SILÊNCIO UM
não entendia muito bem os silêncios da minha mãe. nos fins de tarde, havia sempre um momento de solidão, um olhar que saltava ao horizonte, um movimento contido das suas mãos a escovar-lhe os cabelos enquanto, sentada, parecia mergulhar mais e mais em si mesma a cada fio roubado pela escova. imaginava o que diziam os silêncios da minha mãe. não havia lamentos, mesmo com toda a dor trazida pela sua doença – as doenças são nossas, são pertences desde sempre habituados conosco; nós as possuímos em suas quietudes e a elas sobrevivemos, até chegar o dia em que, fartas de tanto comodismo, resolvem nos expulsar, como quem enxota ruidosamente um agora inútil hospedeiro, satisfeitas por alcançarem o sentido da existência. perto da morte, não havia tristeza nem esperança nos silêncios da minha mãe.
12 comentários:
meu querido: comovente!...temos algo em comum: o silêncio de nossas mães
Acho que pouca gente entende os *meus* silêncios.

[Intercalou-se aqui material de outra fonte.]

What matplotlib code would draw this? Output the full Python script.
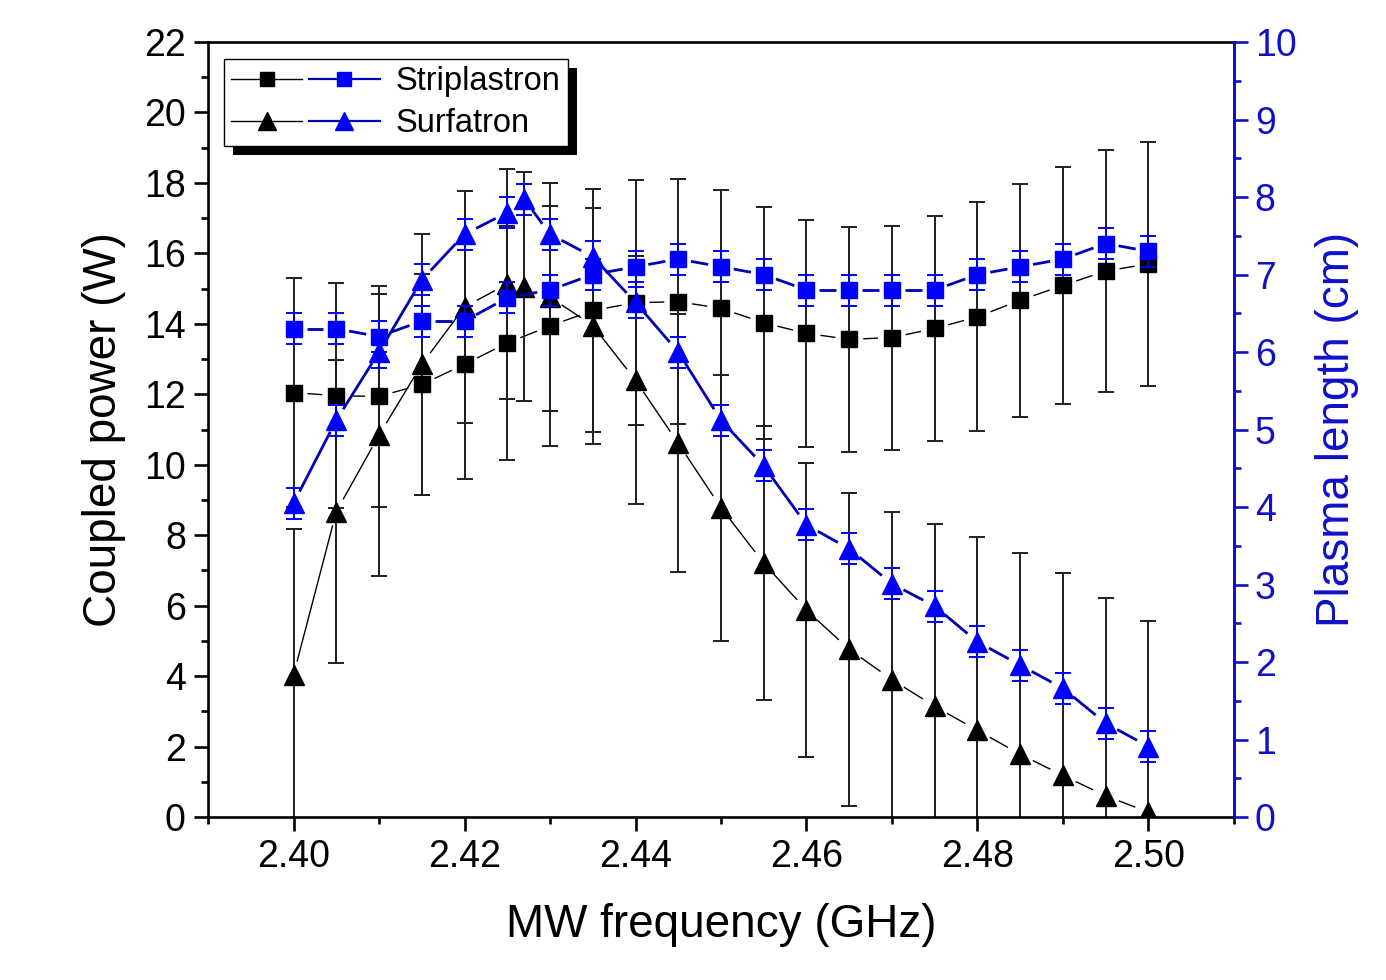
import numpy as np
import matplotlib
matplotlib.use("Agg")
import matplotlib.pyplot as plt
from matplotlib.ticker import MultipleLocator, FormatStrFormatter
from matplotlib.collections import LineCollection
from matplotlib.lines import Line2D
from matplotlib.legend_handler import HandlerTuple
from matplotlib.patches import Rectangle
from matplotlib.transforms import IdentityTransform

plt.rcParams['font.family'] = ['Liberation Sans', 'DejaVu Sans']

# ---------------- data ----------------
freq = [2.400, 2.405, 2.410, 2.415, 2.420, 2.425, 2.430, 2.435, 2.440, 2.445, 2.450,
        2.455, 2.460, 2.465, 2.470, 2.475, 2.480, 2.485, 2.490, 2.495, 2.500]
strip_power = [12.05, 11.96, 11.94, 12.28, 12.85, 13.46, 13.94, 14.38, 14.60, 14.63, 14.44,
               14.03, 13.73, 13.56, 13.61, 13.87, 14.20, 14.67, 15.09, 15.50, 15.70]
strip_power_err = [3.26, 3.19, 3.14, 3.13, 3.26, 3.33, 3.40, 3.44, 3.47, 3.47, 3.37,
                   3.29, 3.23, 3.19, 3.18, 3.20, 3.25, 3.31, 3.37, 3.43, 3.45]
strip_length = [6.3, 6.3, 6.2, 6.4, 6.4, 6.7, 6.8, 7.0, 7.1, 7.2, 7.1,
                7.0, 6.8, 6.8, 6.8, 6.8, 7.0, 7.1, 7.2, 7.4, 7.3]
strip_length_err = [0.2, 0.2, 0.2, 0.2, 0.2, 0.2, 0.2, 0.2, 0.2, 0.2, 0.2,
                    0.2, 0.2, 0.2, 0.2, 0.2, 0.2, 0.2, 0.2, 0.2, 0.2]

surf_freq = [2.400, 2.405, 2.410, 2.415, 2.420, 2.425, 2.427, 2.430, 2.435, 2.440, 2.445,
             2.450, 2.455, 2.460, 2.465, 2.470, 2.475, 2.480, 2.485, 2.490, 2.495, 2.500]
surf_power = [4.03, 8.67, 10.84, 12.85, 14.48, 15.13, 15.05, 14.76, 13.95, 12.40, 10.61,
              8.78, 7.21, 5.87, 4.76, 3.90, 3.14, 2.46, 1.78, 1.18, 0.60, 0.14]
surf_power_err = [4.15, 4.30, 4.00, 3.70, 3.30, 3.27, 3.25, 3.24, 3.35, 3.52, 3.66,
                  3.77, 3.89, 4.17, 4.45, 4.76, 5.17, 5.49, 5.71, 5.75, 5.63, 5.42]
surf_length = [4.05, 5.12, 6.00, 6.93, 7.52, 7.80, 7.97, 7.52, 7.23, 6.64, 6.00,
               5.12, 4.53, 3.77, 3.46, 3.01, 2.72, 2.26, 1.96, 1.66, 1.21, 0.91]
surf_length_err = [0.2, 0.2, 0.2, 0.2, 0.2, 0.2, 0.2, 0.2, 0.2, 0.2, 0.2,
                   0.2, 0.2, 0.2, 0.2, 0.2, 0.2, 0.2, 0.2, 0.2, 0.2, 0.2]

series_labels = ['Striplastron', 'Surfatron']
xlabel = 'MW frequency (GHz)'
ylabel_left = 'Coupled power (W)'
ylabel_right = 'Plasma length (cm)'

# ---------------- style ----------------
BLACK = '#000000'
EBAR = '#1e1e1e'
BLUE_M = '#0000ff'
BLUE_L = '#0000b4'
BLUE_AX = '#1010c8'
TICK_FS = 27
LABEL_FS = 33
LEG_FS = 23.5

fig = plt.figure(figsize=(13.86, 9.8), dpi=100)
ax = fig.add_axes([0.1501, 0.1663, 0.7402, 0.7908])
ax2 = ax.twinx()

ax.set_xlim(2.39, 2.51)
ax.set_ylim(0, 22)
ax2.set_ylim(0, 10)


def gapped_line(a, x, y, gap_px, **kw):
    """Connect points with segments that stop short of the markers (Origin style)."""
    pts = a.transData.transform(np.column_stack([x, y]))
    inv = a.transData.inverted()
    segs = []
    for p0, p1 in zip(pts[:-1], pts[1:]):
        d = p1 - p0
        L = np.hypot(d[0], d[1])
        if L <= 2 * gap_px:
            continue
        u = d / L
        segs.append(inv.transform(np.array([p0 + u * gap_px, p1 - u * gap_px])))
    a.add_collection(LineCollection(segs, **kw))


# black series: coupled power (left axis)
gapped_line(ax, freq, strip_power, 14, colors=BLACK, linewidths=1.0, zorder=1)
gapped_line(ax, surf_freq, surf_power, 14, colors=BLACK, linewidths=1.0, zorder=1)
ax.errorbar(freq, strip_power, yerr=strip_power_err, fmt='none', ecolor=EBAR,
            elinewidth=1.4, capsize=5.5, capthick=1.4, zorder=2)
ax.errorbar(surf_freq, surf_power, yerr=surf_power_err, fmt='none', ecolor=EBAR,
            elinewidth=1.4, capsize=5.5, capthick=1.4, zorder=2)
ax.plot(freq, strip_power, linestyle='none', marker='s', ms=11.5, color=BLACK, zorder=3)
ax.plot(surf_freq, surf_power, linestyle='none', marker='^', ms=14.5, color=BLACK, zorder=3)

# blue series: plasma length (right axis)
gapped_line(ax2, freq, strip_length, 13, colors=BLUE_L, linewidths=2.0, zorder=1)
gapped_line(ax2, surf_freq, surf_length, 13, colors=BLUE_L, linewidths=2.0, zorder=1)
ax2.errorbar(freq, strip_length, yerr=strip_length_err, fmt='none', ecolor=BLUE_M,
             elinewidth=1.4, capsize=5.5, capthick=1.4, zorder=2)
ax2.errorbar(surf_freq, surf_length, yerr=surf_length_err, fmt='none', ecolor=BLUE_M,
             elinewidth=1.4, capsize=5.5, capthick=1.4, zorder=2)
ax2.plot(freq, strip_length, linestyle='none', marker='s', ms=11.5, color=BLUE_M, zorder=3)
ax2.plot(surf_freq, surf_length, linestyle='none', marker='^', ms=14.5, color=BLUE_M, zorder=3)

# ---------------- axes styling ----------------
ax.xaxis.set_major_locator(MultipleLocator(0.02))
ax.xaxis.set_minor_locator(MultipleLocator(0.01))
ax.xaxis.set_major_formatter(FormatStrFormatter('%.2f'))
ax.yaxis.set_major_locator(MultipleLocator(2))
ax.yaxis.set_minor_locator(MultipleLocator(1))
ax2.yaxis.set_major_locator(MultipleLocator(1))
ax2.yaxis.set_minor_locator(MultipleLocator(0.5))

for a in (ax, ax2):
    for s in a.spines.values():
        s.set_linewidth(1.9)
ax2.spines['right'].set_color(BLUE_AX)
ax2.spines['left'].set_visible(False)
ax2.spines['top'].set_visible(False)
ax2.spines['bottom'].set_visible(False)

ax.tick_params(axis='both', which='major', direction='out', length=10, width=1.9,
               labelsize=TICK_FS, pad=6)
ax.tick_params(axis='both', which='minor', direction='out', length=5, width=1.9)
ax.tick_params(axis='y', which='both', right=False)
ax.tick_params(axis='x', which='both', top=False)
ax2.tick_params(axis='y', which='major', direction='out', length=10, width=1.9,
                labelsize=TICK_FS, colors=BLUE_AX, pad=5)
ax2.tick_params(axis='y', which='minor', direction='out', length=5, width=1.9,
                colors=BLUE_AX)

ax.set_xlabel(xlabel, fontsize=LABEL_FS, labelpad=20)
ax.set_ylabel(ylabel_left, fontsize=LABEL_FS, labelpad=13)
ax2.set_ylabel(ylabel_right, fontsize=LABEL_FS, color=BLUE_AX, labelpad=13)

# ---------------- legend ----------------
h_strip = (Line2D([], [], color=BLACK, lw=1.0, marker='s', ms=10.5, mfc=BLACK, mec=BLACK),
           Line2D([], [], color=BLUE_L, lw=1.6, marker='s', ms=10.5, mfc=BLUE_M, mec=BLUE_M))
h_surf = (Line2D([], [], color=BLACK, lw=1.0, marker='^', ms=13, mfc=BLACK, mec=BLACK),
          Line2D([], [], color=BLUE_L, lw=1.6, marker='^', ms=13, mfc=BLUE_M, mec=BLUE_M))
leg = ax2.legend([h_strip, h_surf], series_labels,
                 handler_map={tuple: HandlerTuple(ndivide=None, pad=0.2)},
                 loc='upper left', bbox_to_anchor=(224 / 1386, 1 - 59 / 980),
                 bbox_transform=fig.transFigure, borderaxespad=0,
                 fontsize=LEG_FS, handlelength=4.55, handletextpad=0.5,
                 labelspacing=0.33, borderpad=0.22, fancybox=False, framealpha=1,
                 edgecolor='black')
leg.get_frame().set_linewidth(1.0)
leg.set_zorder(5)

fig.canvas.draw()
bb = leg.get_window_extent()
shadow = Rectangle((bb.x0 + 9, bb.y0 - 9), bb.width, bb.height,
                   transform=IdentityTransform(), facecolor='black',
                   edgecolor='none', zorder=4.5)
ax2.add_artist(shadow)
shadow.set_clip_on(False)

fig.savefig('out.png', dpi=100)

foi a palavra mais bonita que li nestas tardes cansadas. só me deu medo de ser explusa. antes. mas está lindo. bisou.
Há silêncios se são gritos!...
beijos
ups que e não "se"
O silêncio e os silêncios, Douglas, sempre eles em nós e em torno de nós. Belo texto.

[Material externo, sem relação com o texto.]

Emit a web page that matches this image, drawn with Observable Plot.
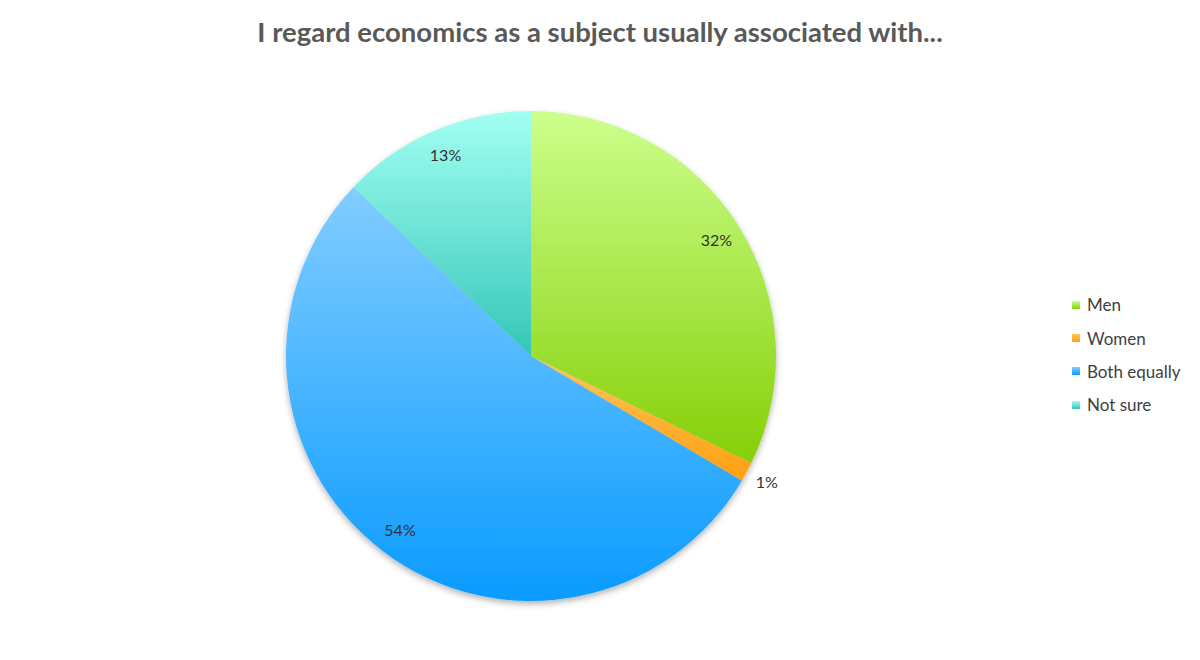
<!DOCTYPE html>
<html>
<head>
<meta charset="utf-8">
<script src="https://cdn.jsdelivr.net/npm/d3@7"></script>
<script src="https://cdn.jsdelivr.net/npm/@observablehq/plot@0.6"></script>
<style>
  html, body { margin: 0; padding: 0; background: #fff; }
  #wrap { position: relative; width: 1200px; height: 660px; overflow: hidden; }
  #title { height: 60px; line-height: 64px; text-align: center; font-family: Lato, "Open Sans", sans-serif; font-weight: bold; font-size: 27.5px; color: #595959; }
  #legend { position: absolute; left: 1072px; top: 288px; font-family: Lato, "Open Sans", sans-serif; font-size: 17px; color: #404040; }
  .li { height: 33.4px; display: flex; align-items: center; }
  .sw { width: 8px; height: 8px; margin-right: 7px; }
</style>
</head>
<body>
<div id="wrap">
  <div id="title">I regard economics as a subject usually associated with...</div>
  <div id="chart"></div>
  <div id="legend"></div>
</div>
<script>
const categories = ["Men", "Women", "Both equally", "Not sure"];
const values = [32.2, 1.3, 53.6, 12.9];
const labels = ["32%", "1%", "54%", "13%"];
const colorsTop = ["#ccff8c", "#ffc65a", "#82cdff", "#a2fff2"];
const colorsBottom = ["#86cf08", "#ff9f10", "#0a9bff", "#34c6b8"];

const data = categories.map((c, i) => ({category: c, value: values[i], label: labels[i], i}));
const pie = d3.pie().value(d => d.value).sort(null)(data);
pie.forEach(p => {
  const mid = (p.startAngle + p.endAngle) / 2;
  const r = p.data.value < 3 ? 1.09 : 0.89;
  p.data.lx = r * Math.sin(mid);
  p.data.ly = r * Math.cos(mid);
});

function slices(index, scales, values, dimensions, context) {
  const cx = scales.x(0), cy = scales.y(0);
  const R = scales.x(1) - scales.x(0);
  const g = d3.create("svg:g");
  const defs = g.append("defs");
  const f = defs.append("filter").attr("id", "shadow").attr("x", "-10%").attr("y", "-10%").attr("width", "120%").attr("height", "125%");
  f.append("feDropShadow").attr("dx", 0).attr("dy", 3).attr("stdDeviation", 3).attr("flood-color", "#000").attr("flood-opacity", 0.3);
  data.forEach((d, i) => {
    const lg = defs.append("linearGradient").attr("id", "grad" + i).attr("x1", 0).attr("y1", 0).attr("x2", 0).attr("y2", 1);
    lg.append("stop").attr("offset", "0%").attr("stop-color", colorsTop[i]);
    lg.append("stop").attr("offset", "100%").attr("stop-color", colorsBottom[i]);
  });
  const arc = d3.arc().innerRadius(0).outerRadius(R);
  const pg = g.append("g").attr("transform", `translate(${cx},${cy})`).attr("filter", "url(#shadow)");
  pg.selectAll("path").data(pie).join("path")
    .attr("d", arc)
    .attr("fill", d => `url(#grad${d.data.i})`);
  return g.node();
}

const chart = Plot.plot({
  width: 1200,
  height: 600,
  margin: 0,
  x: {domain: [-1, 1], range: [286, 776], axis: null},
  y: {domain: [-1, 1], range: [541, 51], axis: null},
  marks: [
    slices,
    Plot.text(data, {x: "lx", y: "ly", text: "label", fontSize: 16, fill: "#333333", fontFamily: "Lato, 'Open Sans', sans-serif"})
  ]
});
document.getElementById("chart").appendChild(chart);

const legend = document.getElementById("legend");
categories.forEach((c, i) => {
  const row = document.createElement("div");
  row.className = "li";
  const sw = document.createElement("div");
  sw.className = "sw";
  sw.style.background = `linear-gradient(${colorsTop[i]}, ${colorsBottom[i]})`;
  row.appendChild(sw);
  const t = document.createElement("span");
  t.textContent = c;
  row.appendChild(t);
  legend.appendChild(row);
});
</script>
</body>
</html>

Delicada beleza nas suas palavras...Beijo
depois que mãe se cala, restam poucos sons para se compor uma fala...
alguns silêncios gritam para sempre. bj
o silencio sao palavras vazias.
as palavras vazias sao doenças.
doenças são espécie de castigo.
castigo pelos silêncios nossos e dos outros.
por isso escrevo, grito, falo, uivo
o silencio me condena.
abs
[jb]
...O silêncio filtra as memórias que nos assombram.
Que forte, Douglas, teu texto.
Fez=me lembrar maternos silêncios, resignadas vontades, segredos outros...
abraço, volto a ler-te como quem se desafoga.